Your task: Repeat, exactly and only, the lines from the beginning of the data through the line with "for (var y = 1961;". Pictures are left out.
-- START Available data --
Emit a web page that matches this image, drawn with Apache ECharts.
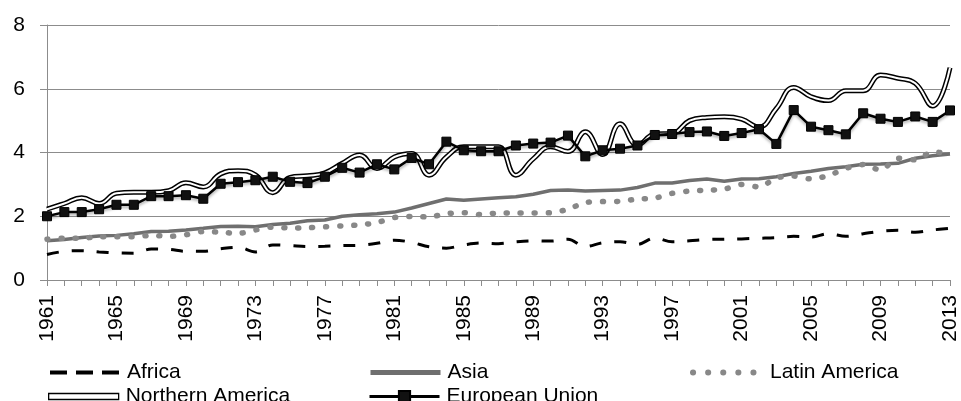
<!DOCTYPE html>
<html>
<head>
<meta charset="UTF-8">
<title>Regions</title>
<script src="https://cdn.jsdelivr.net/npm/echarts@6/dist/echarts.min.js"></script>
<style>
html,body{margin:0;padding:0;background:#fff}
#main{width:961px;height:401px}
</style>
</head>
<body>
<div id="main"></div>
<script>
// years 1961..2013
var years = [];
for (var y = 1961; y <= 2013; y++) years.push(String(y));

var africa = [0.80,0.90,0.92,0.88,0.85,0.84,0.97,0.96,0.90,0.90,
	0.98,1.03,0.88,1.10,1.08,1.05,1.06,1.08,1.09,1.15,
	1.25,1.18,1.04,1.00,1.10,1.16,1.14,1.20,1.23,1.22,
	1.28,1.05,1.17,1.20,1.12,1.32,1.20,1.23,1.27,1.28,
	1.29,1.31,1.33,1.37,1.35,1.45,1.37,1.45,1.53,1.56,
	1.50,1.57,1.62];
var asia = [1.23,1.27,1.33,1.38,1.40,1.45,1.52,1.53,1.57,1.62,
	1.68,1.69,1.67,1.74,1.78,1.86,1.88,2.00,2.05,2.08,
	2.13,2.26,2.40,2.54,2.50,2.54,2.58,2.61,2.69,2.81,
	2.82,2.79,2.81,2.82,2.90,3.04,3.04,3.12,3.17,3.10,
	3.17,3.18,3.24,3.34,3.41,3.50,3.55,3.63,3.64,3.66,
	3.82,3.90,3.95];
var latin = [1.28,1.31,1.31,1.36,1.36,1.36,1.40,1.37,1.42,1.52,
	1.50,1.46,1.57,1.66,1.63,1.64,1.67,1.70,1.73,1.80,
	1.96,1.99,1.98,2.08,2.11,2.05,2.10,2.10,2.10,2.11,
	2.22,2.43,2.46,2.47,2.54,2.57,2.72,2.79,2.82,2.85,
	3.00,2.92,3.20,3.26,3.17,3.28,3.50,3.62,3.45,3.82,
	3.77,4.02,3.95];
var northAm = [2.22,2.40,2.58,2.40,2.72,2.75,2.75,2.80,3.05,2.92,
	3.33,3.43,3.30,2.74,3.22,3.27,3.36,3.66,3.92,3.50,
	3.86,3.97,3.29,3.86,4.18,4.18,4.18,3.29,3.80,4.18,
	4.03,4.65,3.94,4.90,4.23,4.58,4.60,5.00,5.10,5.12,
	5.05,4.80,5.38,6.04,5.75,5.63,5.94,5.94,6.43,6.33,
	6.17,5.46,6.66];
var eu = [2.00,2.13,2.13,2.22,2.36,2.36,2.63,2.63,2.66,2.55,
	3.02,3.07,3.13,3.24,3.08,3.04,3.24,3.52,3.37,3.63,
	3.47,3.83,3.63,4.34,4.07,4.04,4.04,4.22,4.28,4.31,
	4.53,3.88,4.07,4.12,4.22,4.55,4.58,4.64,4.66,4.52,
	4.61,4.73,4.27,5.33,4.81,4.70,4.57,5.23,5.06,4.96,
	5.13,4.96,5.32];

var font = 'Liberation Sans';
var noSym = {color: 'rgba(0,0,0,0)', borderColor: 'rgba(0,0,0,0)', borderWidth: 0};

// one legend per entry so each can sit where the reference has it
function leg(name, left, top, extra) {
	var l = {
		left: left, top: top,
		itemWidth: 70, itemHeight: 14, itemGap: 0, padding: 0,
		textStyle: {fontFamily: font, fontSize: 21, color: '#000', padding: [0, 0, 0, 2]},
		data: [name]
	};
	for (var k in extra) l[k] = extra[k];
	return l;
}

var chart = echarts.init(document.getElementById('main'));
chart.setOption({
	animation: false,
	grid: {left: 47, right: 11, top: 25, bottom: 121},
	legend: [
		leg('Africa', 48, 362, {itemStyle: noSym, lineStyle: {width: 4, type: [17, 9]}}),
		leg('Asia', 368, 362, {itemStyle: noSym, lineStyle: {width: 5}}),
		leg('Latin America', 690, 362, {itemStyle: noSym, lineStyle: {width: 6, type: [0.1, 15], cap: 'round'}}),
		leg('Northern America', 48, 386, {
			itemHeight: 6,
			data: [{name: 'Northern America', icon: 'rect',
				itemStyle: {color: '#fff', borderColor: '#000', borderWidth: 1.3}}]
		}),
		leg('European Union', 368, 386, {lineStyle: {width: 3}})
	],
	xAxis: {
		type: 'category',
		data: years,
		boundaryGap: false,
		axisLine: {lineStyle: {color: '#8c8c8c', width: 1}},
		axisTick: {show: true, interval: 0, length: 6, lineStyle: {color: '#8c8c8c'}},
		axisLabel: {interval: 3, rotate: 90, margin: 15, fontFamily: font, fontSize: 21, color: '#000'}
	},
	yAxis: {
		type: 'value',
		min: 0, max: 8, interval: 2,
		axisLine: {show: true, lineStyle: {color: '#8c8c8c'}},
		axisTick: {show: true, length: 7, lineStyle: {color: '#8c8c8c'}},
		splitLine: {lineStyle: {color: '#8c8c8c', width: 1}},
		axisLabel: {margin: 22, fontFamily: font, fontSize: 21, color: '#000'}
	},
	series: [
		{
			name: 'Africa', type: 'line', data: africa, smooth: 0.35,
			showSymbol: false, symbol: 'none',
			lineStyle: {color: '#000', width: 3, type: [12, 13]},
			itemStyle: {color: '#000'}
		},
		{
			name: 'Asia', type: 'line', data: asia,
			showSymbol: false, symbol: 'none',
			lineStyle: {color: '#6f6f6f', width: 3.5},
			itemStyle: {color: '#6f6f6f'}
		},
		{
			name: 'Latin America', type: 'line', data: latin, smooth: 0.3,
			showSymbol: false, symbol: 'none',
			lineStyle: {color: '#888', width: 5.5, type: [1, 13], cap: 'round'},
			itemStyle: {color: '#888'}
		},
		// double line: black underneath, white on top
		{
			name: 'Northern America', type: 'line', data: northAm, smooth: 0.45,
			showSymbol: false, symbol: 'none',
			lineStyle: {color: '#000', width: 5},
			itemStyle: {color: '#000'}
		},
		{
			name: 'Northern America', type: 'line', data: northAm, smooth: 0.45,
			showSymbol: false, symbol: 'none',
			lineStyle: {color: '#fff', width: 2},
			itemStyle: {color: '#fff'}
		},
		{
			name: 'European Union', type: 'line', data: eu,
			symbol: 'rect', symbolSize: 9, showSymbol: true,
			lineStyle: {color: '#000', width: 2.5, shadowColor: 'rgba(0,0,0,0.35)', shadowBlur: 3, shadowOffsetY: 2},
			itemStyle: {color: '#111', borderColor: '#000', borderWidth: 1}
		}
	]
});
</script>
</body>
</html>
-- END Available data --
Response to this task:
Emit a web page that matches this image, drawn with Apache ECharts.
<!DOCTYPE html>
<html>
<head>
<meta charset="UTF-8">
<title>Regions</title>
<script src="https://cdn.jsdelivr.net/npm/echarts@6/dist/echarts.min.js"></script>
<style>
html,body{margin:0;padding:0;background:#fff}
#main{width:961px;height:401px}
</style>
</head>
<body>
<div id="main"></div>
<script>
// years 1961..2013
var years = [];
for (var y = 1961; y <= 2013; y++) years.push(String(y));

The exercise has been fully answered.